Changing the hand written loop to compare title with
a std::string
gives this result:
Performance counter stats for './a.out':
13 971 299 475 branch-instructions
1 449 744 816 branch-misses # 10,38% of all branches
51 964 400 535 cpu-cycles
39 992 503 929 instructions # 0,77 insn per cycle
17,448599597 seconds time elapsed
So, it is better performing. Not much. But it is. However, the hand written loop gets copied all over the code base, the
algorithm and higher order functions do not. The performance bug could've been made in the has_title()
function as
well, but it would be one place to fix, not many. Likewise, the elements_matching()

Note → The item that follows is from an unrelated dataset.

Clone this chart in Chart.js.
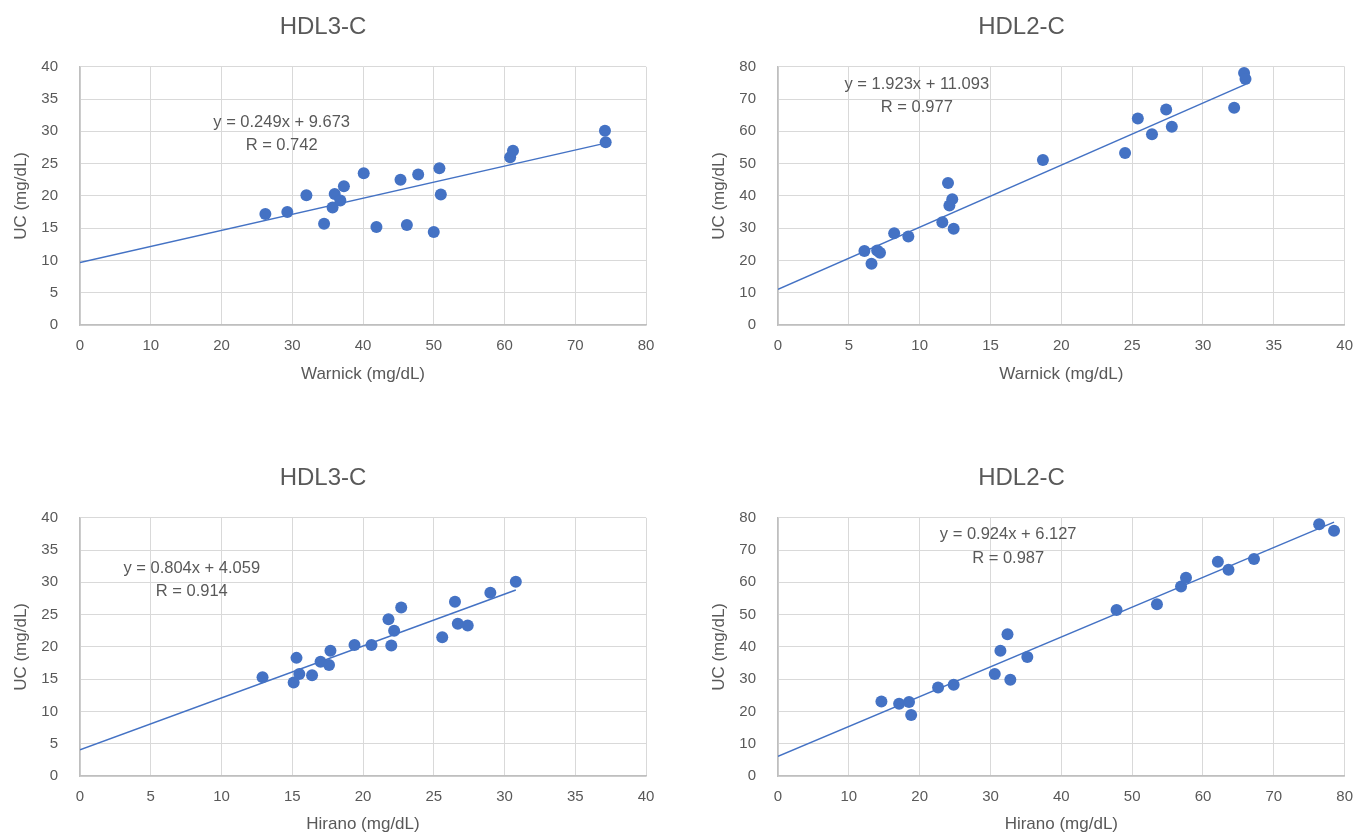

algorithm could be optimised, for
example with partial loop unrolling to do several comparisons per revolution. That too would be an effort spent once in
one place, and not all over the code.
That was the results with clang++-3.9. Let's see how g++ 6.2 fares in comparison. First the higher order function version:
Performance counter stats for './a.out':
14 006 122 557 branch-instructions
1 027 464 337 branch-misses # 7,34% of all branches
43 066 722 628 cpu-cycles
44 394 114 000 instructions # 1,03 insn per cycle
14,505986613 seconds time elapsed
And then the hand written loop, with the fix to compare withstd::string:
Performance counter stats for './a.out':
14 039 057 224 branch-instructions
1 852 376 974 branch-misses # 13,19% of all branches
58 797 998 124 cpu-cycles
40 858 411 471 instructions # 0,69 insn per cycle
19,743206041 seconds time elapsed
Here it's clear that gcc does a slightly worse job than clang with optimising the hand written loop, but does a substantially better job at optimising the higher order function version.
As can be seen, the exact result does vary between compilers, but the chances of losing any performance to speak of when using higher order functions are small, and there is the potential for very noticeable performance gains.
So, use algorithms and use higher order functions, for code clarity and for performance.